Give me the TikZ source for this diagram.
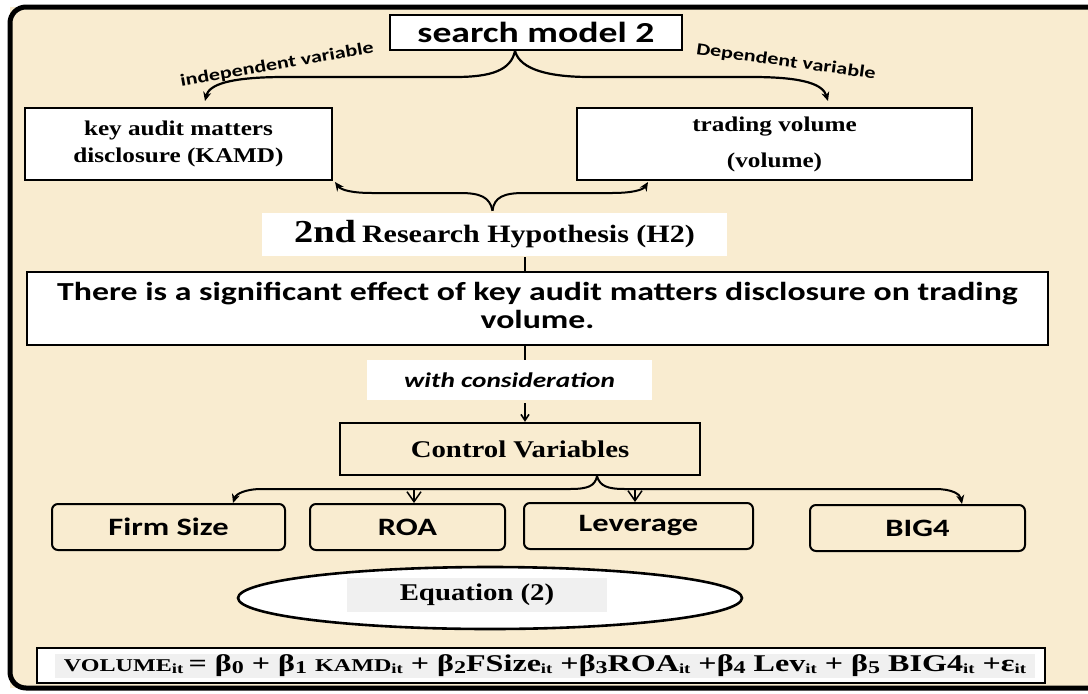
\documentclass[tikz,border=0pt]{standalone}
\usepackage{fontspec}
\setmainfont{Liberation Serif}
\newfontfamily\calib{Carlito}
\usepackage{graphicx}
\usetikzlibrary{arrows.meta,shapes.geometric}
\definecolor{cream}{RGB}{249,236,208}
\definecolor{eqgray}{RGB}{240,240,240}
\newcommand{\sxx}[1]{\scalebox{1.3}[1]{#1}}
\newcommand{\sxs}[1]{\scalebox{1.2}[1]{#1}}
\newcommand{\fs}[1]{\fontsize{#1}{#1}\selectfont}
\newcommand{\sbi}[1]{\raisebox{-1.5pt}{\fs{14}#1}}
\newcommand{\sbd}[1]{\raisebox{-2pt}{\fs{18}#1}}
\begin{document}
\begin{tikzpicture}[x=1pt,y=-1pt,
  wbox/.style={draw, line width=1.8pt, fill=white, inner sep=0pt},
  cbox/.style={draw, line width=2pt, fill=cream, inner sep=0pt, rounded corners=6pt},
  plainw/.style={fill=white, inner sep=0pt},
  brace/.style={line width=2.2pt, -{Stealth[length=9pt,width=8pt]}},
  barb/.style={line width=1.5pt, -{Straight Barb[length=10pt,width=14pt]}},
  sans/.style={font=\calib\bfseries},
  serif/.style={font=\bfseries}]
\path[use as bounding box] (0,0) rectangle (1088,694);
\fill[white] (0,0) rectangle (1088,694);
\fill[cream] (10,7) rectangle (1088,688);
\draw[line width=5pt, rounded corners=16pt, line cap=butt] (1088,7) -- (10,7) -- (10,688) -- (1088,688);

% top
\node[wbox, minimum width=292pt, minimum height=35pt] (sm) at (536,32.5)
  {\calib\bfseries\fs{29}\sxx{search model 2}};
\node[sans, rotate=10, font=\calib\bfseries\fs{17}] (lind) at (277,65) {\sxx{independent variable}};
\node[sans, rotate=-8, font=\calib\bfseries\fs{17}] (ldep) at (786,62) {\sxx{Dependent variable}};

\node[wbox, minimum width=307pt, minimum height=72pt] (kamd) at (178.5,144)
  {\bfseries\fontsize{21}{27}\selectfont\sxs{\begin{tabular}{@{}c@{}}key audit matters\\disclosure (KAMD)\end{tabular}}};
\node[wbox, minimum width=395pt, minimum height=72pt] (tv) at (774.5,144)
  {\bfseries\fontsize{21}{27}\selectfont\sxs{\begin{tabular}{@{}c@{}}trading volume\\[9pt](volume)\end{tabular}}};

\coordinate (ta) at ([xshift=-21pt]sm.south);
\coordinate (tl) at (205,101);
\coordinate (tr) at (828,101);
\draw[brace] (ta) .. controls (511,70) and (492,77) .. (455,77) -- (285,77) .. controls (228,77) and (209,85) .. (tl);
\draw[brace] (ta) .. controls (520,70) and (550,77) .. (590,77) -- (752,77) .. controls (806,77) and (823,85) .. (tr);

% hypothesis label
\node[plainw, minimum width=465pt, minimum height=43pt] (hl) at (494.5,234.5)
  {\bfseries\sxs{{\fs{32}2nd}\hspace{5pt}{\fs{25}Research Hypothesis (H2)}}};
\coordinate (ba) at ([xshift=-2pt,yshift=2pt]hl.north);
\coordinate (bl) at (335,182);
\coordinate (br) at (648,182);
\draw[brace, line width=2pt] (ba) .. controls (490,197) and (480,193) .. (460,193) -- (372,193) .. controls (352,193) and (341,190) .. (bl);
\draw[brace, line width=2pt] (ba) .. controls (494,197) and (504,193) .. (524,193) -- (612,193) .. controls (632,193) and (643,190) .. (br);

\node[wbox, line width=2.6pt, minimum width=1021pt, minimum height=73pt] (hyp) at (537.5,308.5)
  {\calib\bfseries\fontsize{26}{28}\selectfont\sxx{\begin{tabular}{@{}c@{}}There is a significant effect of key audit matters disclosure on trading\\volume.\end{tabular}}};
\coordinate (v1) at (525,257);
\draw[line width=2pt] (v1) -- (v1 |- hyp.north);

\node[plainw, minimum width=285pt, minimum height=40pt] (wc) at (509.5,380)
  {\calib\bfseries\itshape\fs{21}\sxx{with consideration}};
\draw[line width=2pt] (hyp.south -| v1) -- (wc.north -| v1);

\node[cbox, rounded corners=0pt, line width=2.4pt, minimum width=360pt, minimum height=52pt] (cv) at (520,449)
  {\bfseries\fs{24}\sxs{Control Variables}};
\draw[line width=1.6pt, -{Straight Barb[length=6pt,width=8pt]}] ([yshift=-3pt]wc.south -| v1) -- (cv.north -| v1);

% control variable boxes
\node[cbox, minimum width=233pt, minimum height=46pt] (fs) at (168.5,527) {\calib\bfseries\fs{25}\sxx{Firm Size}};
\node[cbox, minimum width=195pt, minimum height=46pt] (roa) at (407.5,527) {\calib\bfseries\fs{25}\sxx{ROA}};
\node[cbox, minimum width=229pt, minimum height=46pt] (lev) at (638.5,526) {\calib\bfseries\fs{25}\sxx{Leverage}};
\node[cbox, minimum width=215pt, minimum height=46pt] (big) at (917.5,528) {\calib\bfseries\fs{25}\sxx{BIG4}};

\coordinate (ca) at ([xshift=77pt]cv.south);
\coordinate (cfs) at (233,503);
\coordinate (cbg) at (962,504);
\draw[brace, line width=2pt] (ca) .. controls (595,486) and (588,489) .. (570,489) -- (262,489) .. controls (245,489) and (236,494) .. (cfs);
\draw[brace, line width=2pt] (ca) .. controls (600,486) and (607,489) .. (625,489) -- (935,489) .. controls (952,489) and (960,494) .. (cbg);
\coordinate (r1) at (414,489);
\coordinate (l1) at (635,489);
\draw[barb] (r1) -- (r1 |- roa.north);
\draw[barb] (l1) -- (l1 |- lev.north);

% equation
\node[ellipse, draw, line width=2.6pt, fill=white, minimum width=504pt, minimum height=62pt] (ell) at (490,598) {};
\node[fill=eqgray, inner sep=0pt, minimum width=260pt, minimum height=34pt] (eql) at (477,595)
  {\bfseries\fs{24}\sxs{Equation (2)}};

\node[wbox, line width=2.6pt, minimum width=1008pt, minimum height=35pt] (eqb) at (541,665.5) {};
\node[fill=eqgray, inner sep=0pt, minimum width=980pt, minimum height=24pt] (eqt) at (545,666)
  {\resizebox{962pt}{\height}{\bfseries\fs{24}{\fs{18}VOLUME}\sbi{it}\,= β\sbd{0} + β\sbd{1} {\fs{18}KAMD}\sbi{it} + β\sbd{2}FSize\sbi{it} +β\sbd{3}ROA\sbi{it} +β\sbd{4} Lev\sbi{it} + β\sbd{5} BIG4\sbi{it} +ε\sbi{it}}};
\end{tikzpicture}
\end{document}
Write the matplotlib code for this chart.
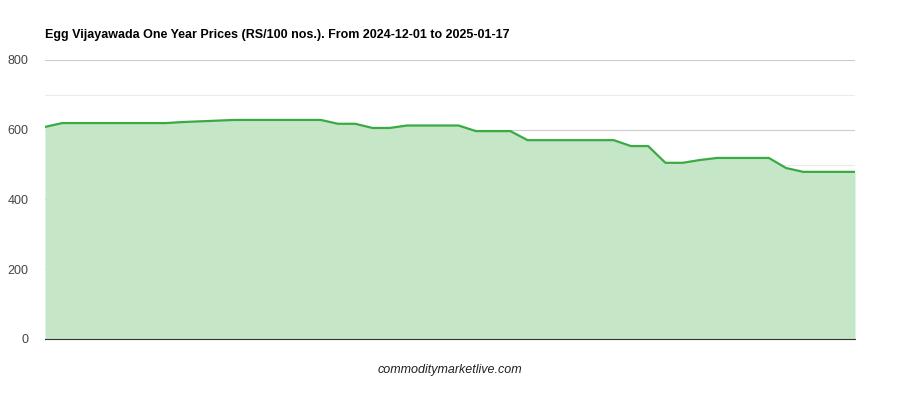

•••••

**THE REQUEST:** Extract every line that has the string "this" in it.

**CORRECT ANSWER:**
Give me the TikZ source for this diagram.
Write the matplotlib code for this chart.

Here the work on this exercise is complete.